- [Data extract]:
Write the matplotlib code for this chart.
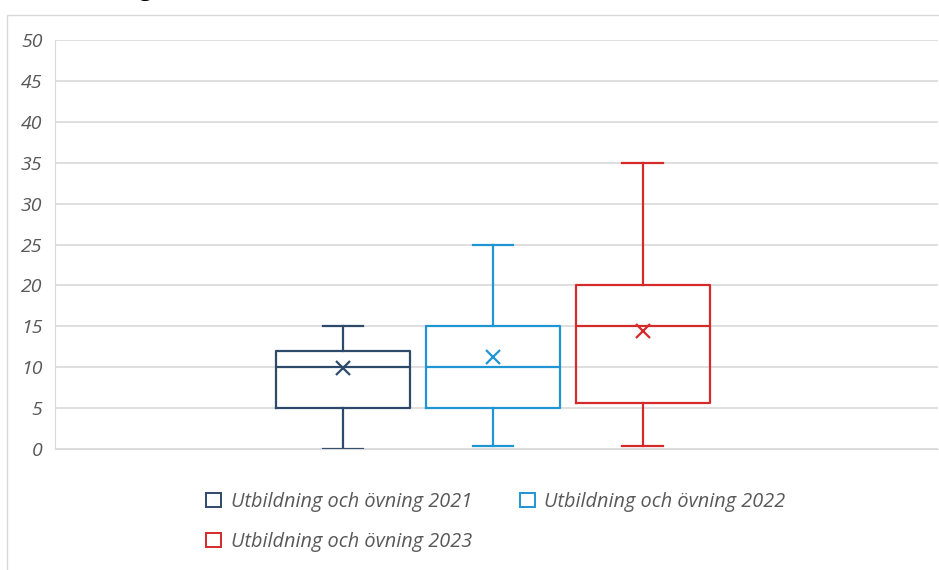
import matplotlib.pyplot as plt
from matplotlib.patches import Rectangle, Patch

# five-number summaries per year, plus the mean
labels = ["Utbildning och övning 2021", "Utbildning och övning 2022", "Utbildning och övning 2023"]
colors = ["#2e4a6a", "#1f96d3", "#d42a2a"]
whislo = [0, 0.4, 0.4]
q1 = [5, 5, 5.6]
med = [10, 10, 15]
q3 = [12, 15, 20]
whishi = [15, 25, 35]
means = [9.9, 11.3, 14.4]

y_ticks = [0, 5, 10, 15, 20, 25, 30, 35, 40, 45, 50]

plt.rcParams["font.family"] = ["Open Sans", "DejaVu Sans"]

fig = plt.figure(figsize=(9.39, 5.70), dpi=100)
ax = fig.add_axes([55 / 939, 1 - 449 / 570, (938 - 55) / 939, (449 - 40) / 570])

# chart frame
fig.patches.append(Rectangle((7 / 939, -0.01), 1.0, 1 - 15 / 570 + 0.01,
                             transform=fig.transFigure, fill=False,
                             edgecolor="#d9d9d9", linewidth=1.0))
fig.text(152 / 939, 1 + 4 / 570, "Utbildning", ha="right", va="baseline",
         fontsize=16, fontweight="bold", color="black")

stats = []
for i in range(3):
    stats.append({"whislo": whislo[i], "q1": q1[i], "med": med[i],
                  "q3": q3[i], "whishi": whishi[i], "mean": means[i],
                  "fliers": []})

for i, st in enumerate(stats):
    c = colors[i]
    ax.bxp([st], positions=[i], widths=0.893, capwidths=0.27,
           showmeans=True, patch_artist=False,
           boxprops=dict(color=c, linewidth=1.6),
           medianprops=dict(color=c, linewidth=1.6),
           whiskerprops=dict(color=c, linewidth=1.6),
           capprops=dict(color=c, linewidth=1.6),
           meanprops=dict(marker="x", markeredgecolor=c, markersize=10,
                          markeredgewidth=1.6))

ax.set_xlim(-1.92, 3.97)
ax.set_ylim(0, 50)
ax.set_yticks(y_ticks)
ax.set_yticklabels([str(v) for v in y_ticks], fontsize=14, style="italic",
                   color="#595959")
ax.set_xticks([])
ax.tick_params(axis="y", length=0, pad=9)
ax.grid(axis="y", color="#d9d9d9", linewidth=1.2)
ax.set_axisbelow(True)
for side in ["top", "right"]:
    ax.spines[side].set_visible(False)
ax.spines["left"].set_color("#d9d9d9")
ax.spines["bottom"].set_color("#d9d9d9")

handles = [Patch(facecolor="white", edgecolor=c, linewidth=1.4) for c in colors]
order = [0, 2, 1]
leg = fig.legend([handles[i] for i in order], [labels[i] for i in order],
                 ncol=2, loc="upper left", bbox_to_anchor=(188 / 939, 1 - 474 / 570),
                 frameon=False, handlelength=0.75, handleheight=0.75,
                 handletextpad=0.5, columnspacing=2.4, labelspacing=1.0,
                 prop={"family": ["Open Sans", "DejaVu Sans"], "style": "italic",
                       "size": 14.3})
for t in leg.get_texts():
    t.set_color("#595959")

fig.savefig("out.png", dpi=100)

- [To do]: The data above needs to be retyped exactly, with the images left out.

- [Response to this exercise]:
Write the matplotlib code for this chart.
import matplotlib.pyplot as plt
from matplotlib.patches import Rectangle, Patch

# five-number summaries per year, plus the mean
labels = ["Utbildning och övning 2021", "Utbildning och övning 2022", "Utbildning och övning 2023"]
colors = ["#2e4a6a", "#1f96d3", "#d42a2a"]
whislo = [0, 0.4, 0.4]
q1 = [5, 5, 5.6]
med = [10, 10, 15]
q3 = [12, 15, 20]
whishi = [15, 25, 35]
means = [9.9, 11.3, 14.4]

y_ticks = [0, 5, 10, 15, 20, 25, 30, 35, 40, 45, 50]

plt.rcParams["font.family"] = ["Open Sans", "DejaVu Sans"]

fig = plt.figure(figsize=(9.39, 5.70), dpi=100)
ax = fig.add_axes([55 / 939, 1 - 449 / 570, (938 - 55) / 939, (449 - 40) / 570])

# chart frame
fig.patches.append(Rectangle((7 / 939, -0.01), 1.0, 1 - 15 / 570 + 0.01,
                             transform=fig.transFigure, fill=False,
                             edgecolor="#d9d9d9", linewidth=1.0))
fig.text(152 / 939, 1 + 4 / 570, "Utbildning", ha="right", va="baseline",
         fontsize=16, fontweight="bold", color="black")

stats = []
for i in range(3):
    stats.append({"whislo": whislo[i], "q1": q1[i], "med": med[i],
                  "q3": q3[i], "whishi": whishi[i], "mean": means[i],
                  "fliers": []})

for i, st in enumerate(stats):
    c = colors[i]
    ax.bxp([st], positions=[i], widths=0.893, capwidths=0.27,
           showmeans=True, patch_artist=False,
           boxprops=dict(color=c, linewidth=1.6),
           medianprops=dict(color=c, linewidth=1.6),
           whiskerprops=dict(color=c, linewidth=1.6),
           capprops=dict(color=c, linewidth=1.6),
           meanprops=dict(marker="x", markeredgecolor=c, markersize=10,
                          markeredgewidth=1.6))

ax.set_xlim(-1.92, 3.97)
ax.set_ylim(0, 50)
ax.set_yticks(y_ticks)
ax.set_yticklabels([str(v) for v in y_ticks], fontsize=14, style="italic",
                   color="#595959")
ax.set_xticks([])
ax.tick_params(axis="y", length=0, pad=9)
ax.grid(axis="y", color="#d9d9d9", linewidth=1.2)
ax.set_axisbelow(True)
for side in ["top", "right"]:
    ax.spines[side].set_visible(False)
ax.spines["left"].set_color("#d9d9d9")
ax.spines["bottom"].set_color("#d9d9d9")

handles = [Patch(facecolor="white", edgecolor=c, linewidth=1.4) for c in colors]
order = [0, 2, 1]
leg = fig.legend([handles[i] for i in order], [labels[i] for i in order],
                 ncol=2, loc="upper left", bbox_to_anchor=(188 / 939, 1 - 474 / 570),
                 frameon=False, handlelength=0.75, handleheight=0.75,
                 handletextpad=0.5, columnspacing=2.4, labelspacing=1.0,
                 prop={"family": ["Open Sans", "DejaVu Sans"], "style": "italic",
                       "size": 14.3})
for t in leg.get_texts():
    t.set_color("#595959")

fig.savefig("out.png", dpi=100)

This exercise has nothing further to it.